Stated exercise:
"page" appears in how many lines of the entries? State only the number.

━━━ Records supplied ━━━

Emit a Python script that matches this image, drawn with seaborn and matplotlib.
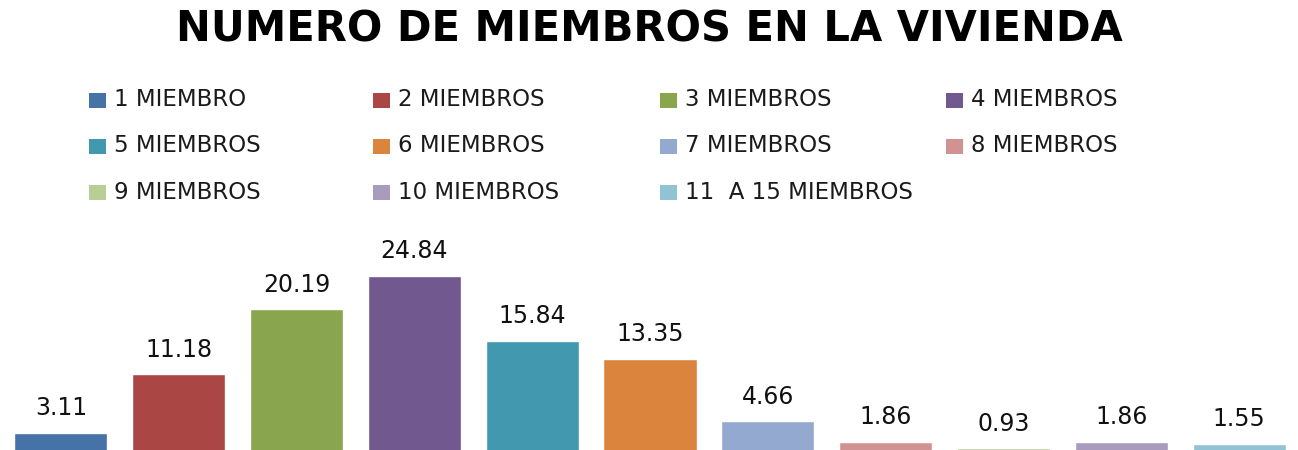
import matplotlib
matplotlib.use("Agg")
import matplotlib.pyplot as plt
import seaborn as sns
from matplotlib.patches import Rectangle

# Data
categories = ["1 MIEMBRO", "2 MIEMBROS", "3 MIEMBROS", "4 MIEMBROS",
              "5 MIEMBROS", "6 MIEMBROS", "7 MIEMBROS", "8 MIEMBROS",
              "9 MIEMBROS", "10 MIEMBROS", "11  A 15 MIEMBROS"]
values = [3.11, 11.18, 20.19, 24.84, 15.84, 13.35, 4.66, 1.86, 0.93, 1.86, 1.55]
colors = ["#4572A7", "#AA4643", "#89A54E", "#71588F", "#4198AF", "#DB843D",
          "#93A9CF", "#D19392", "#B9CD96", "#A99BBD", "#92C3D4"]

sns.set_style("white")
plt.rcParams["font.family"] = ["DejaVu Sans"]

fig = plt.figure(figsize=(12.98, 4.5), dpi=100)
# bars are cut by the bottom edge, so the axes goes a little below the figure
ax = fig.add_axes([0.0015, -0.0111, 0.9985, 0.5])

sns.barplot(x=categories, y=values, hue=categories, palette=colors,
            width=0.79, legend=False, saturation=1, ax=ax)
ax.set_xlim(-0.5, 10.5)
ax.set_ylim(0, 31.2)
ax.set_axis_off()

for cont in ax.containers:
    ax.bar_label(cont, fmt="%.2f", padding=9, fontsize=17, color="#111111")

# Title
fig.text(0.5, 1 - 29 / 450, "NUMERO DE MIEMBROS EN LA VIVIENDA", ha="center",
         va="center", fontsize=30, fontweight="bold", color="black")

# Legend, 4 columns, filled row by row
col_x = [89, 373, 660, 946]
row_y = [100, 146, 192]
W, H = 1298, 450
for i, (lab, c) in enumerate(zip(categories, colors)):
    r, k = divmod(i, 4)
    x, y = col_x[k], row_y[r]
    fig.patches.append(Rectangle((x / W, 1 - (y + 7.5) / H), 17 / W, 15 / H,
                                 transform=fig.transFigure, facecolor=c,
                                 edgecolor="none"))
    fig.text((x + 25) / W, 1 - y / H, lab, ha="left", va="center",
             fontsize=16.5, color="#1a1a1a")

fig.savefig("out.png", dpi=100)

━━━
━━━ Records supplied ━━━

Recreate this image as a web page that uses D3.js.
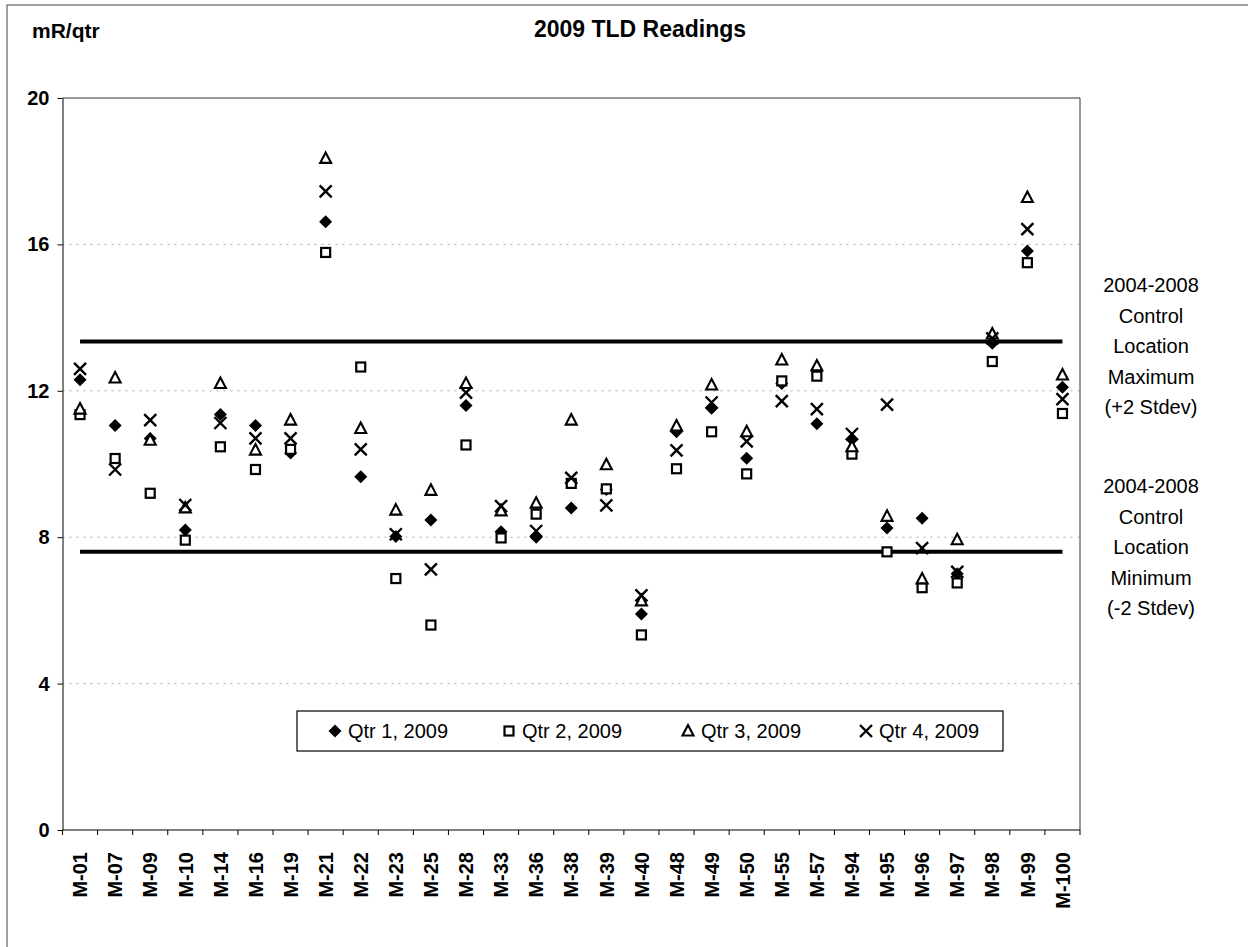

━━━
━━━ Records supplied ━━━

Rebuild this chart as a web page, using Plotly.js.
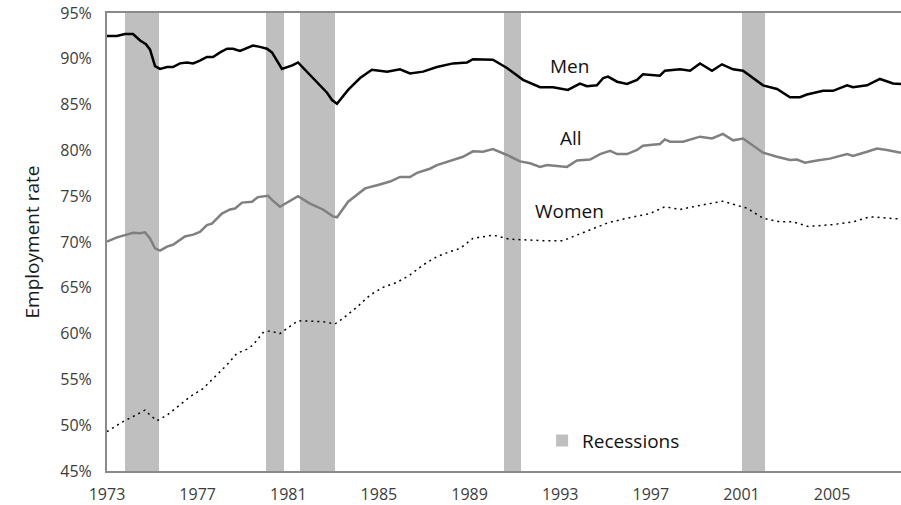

━━━

The response:
2